Life and day job have been hitting pretty hard lately but I've slowly been chipping away at my network library. This weekend I spent some hard code time trying to relearn what I'd done as it's quite complicated. Fortunately, I left myself lots of notes.
Still, it's left me with some design decisions to make so there was lots of mental pacing. The prototype was heavily based on only what I'd need for Mythruna and the new one will be more general and open source... and more better. But it requires some rethinking of some fundamental things.
Also, the design of the 'reliability' portion changed even over the course of the prototype and based on that some things can be renamed and simplified. Today in 4 hours of banging my head against it, I discovered even more things that can be cleaned up. The process is kind of interesting sometimes:
"Gee, how can that work?"
"Ack, there's no way that works it's got to be a bug..."
...frantic diagramming and scribbling...
"Ahah, no this other thing makes it work ok so I did handle it before..."
"Man, there must be a better way to do this so I don't fall into that rabbit hole next time..."
Sometimes I was even nice enough to leave myself comments along the lines of "if you think this is broken, here is why it probably isn't..."
Still, those are all signs of areas that need to be cleaned up. Confusing code has a bad smell.
One would think this sort of thing can't be too difficult... but it gets quite complicated. I mean, sending network state is relatively straight forward... it's the sending it efficiently part that will drive you up a tree. Throw in that you are using a fast but unreliable style of network messaging and things get even more complicated.
For example, if I was sending packets reliably then I could just send only the values that changed since the last message. The client was guaranteed to get the last message so no problem. This is a double edged sword, though, because ALL messages are guaranteed to get there. Even the ones that are now obsolete. This naive approach can end up with network hiccups causing noticeable (several second) pauses and suddenly all of the objects rapidly go through the history they missed.
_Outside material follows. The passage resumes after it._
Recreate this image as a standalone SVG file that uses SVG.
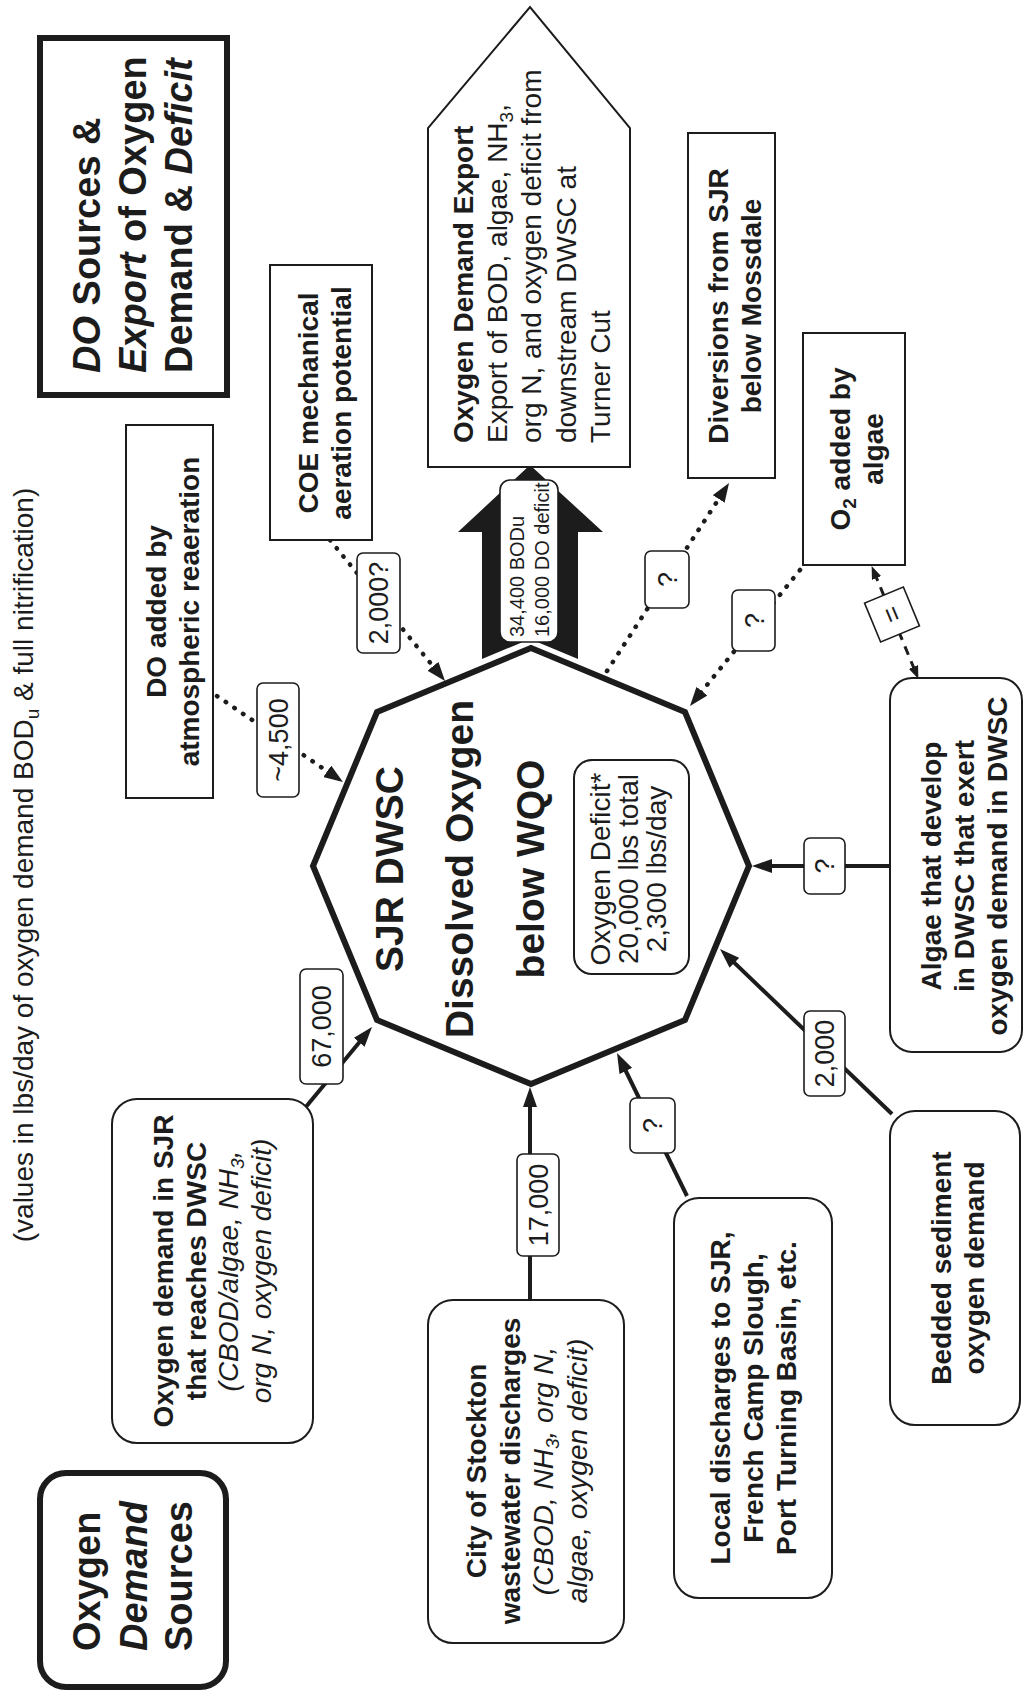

On the other hand, sending messages unreliably is faster right out of the gate... but the messages may not ever get there or they may arrive all out of order. You could just blast the full state of every object every time... that's quite common... and hope for the best. Each new message makes each previous one kind of obsolete anyway.
The thing is, that turns out to be a lot of data to send and anyway for proper visualization you want some amount of history, too.
I kind of take the best of both worlds in that I send only what has changed but I send it over fast and unreliable transports. This does mean that I need to handle my own reliability on some level and that's where things get a little complicated.
Here is a glimpse of what I mean:
On the client and the server (per player) we keep a sort of local view of what the world looks like. For each object that we are tracking, we keep a baseline state and the actual state.
When communicating with the client, we only send the differences between the baseline and the actual state. For example, if the object hasn't moved but has rotated then we only send rotation. (There are more values then that: zoneId, objectId, and so on that are all tracked in this way.)
This works as long as the client and the server (per player) have a common idea of what the baseline is. It's super vital.
Each message that goes out gets a sequence number. The client sends an "acknowledged" message (ACK) for each sequence number that it saw. So the server can know that "ahah, the client knows this much state..."
But hold on a sec, what if the server never got that message? The client can't update its own baseline until it knows the server knows it knows what it knows. Fun, eh?
Each message that the server sends the client also includes a list of the ACK messages that it has received. It's a double-ACK.
So, server sends msg 1, msg 2, msg 3...
Client sees msg 2 and send an ACK for 2.
Server sees that ACK and starts sending that as part of its subsequent messages... and its new baseline is now based on that state it knows the client already got.
Client sees msg 4 and knows the server got its ACK for 2... it can update its own baseline based on that... now they are in sync.
...client sends an ACK for message 4 just like always.
Server sees the ACK for message 4 and now knows that any of the double-ACKs it has been sending to the client in every message can now be removed.
The key is that the double-ACK list is sent with the new object state. It gives the client something it can be sure of. It's complicated enough that I had to recheck part of it as I was typing the above.
Generally, if the network connection is running well then there will never be any more than one or two 'acks' in that header. Since the header contains all of the client ACKs, any one acknowledged message means we can clear all of them out (except any new ones since that message). And chances are, if messages are being dropped heavily in one direction then they are being dropped heavily in the other, too, so it's not like the list will grow too quickly.
Anyway, today was family day but the entire time I'd been working over these design ideas in my head. Took the kids to see "Age of Ultron".. during the lulls I'm thinking about how to rename all of the different classes that have the word "State" in them... there's like 15 of them. Grilling steaks, I'm trying to figure out how to make the object protocol more configurable. Roasting marshmallows over the fire pit, I'm trying to keep myself from drifting off but still thinking about if the object delta stuff can be separated out... and so on.
It was a good day, though. Everyone went to bed and I was ready to tear into design... I've spent the last 4-5 hours just writing things up. I feel pretty good about it... so it must be time to go to sleep and have nice dreams before the light of day shows me my mistakes.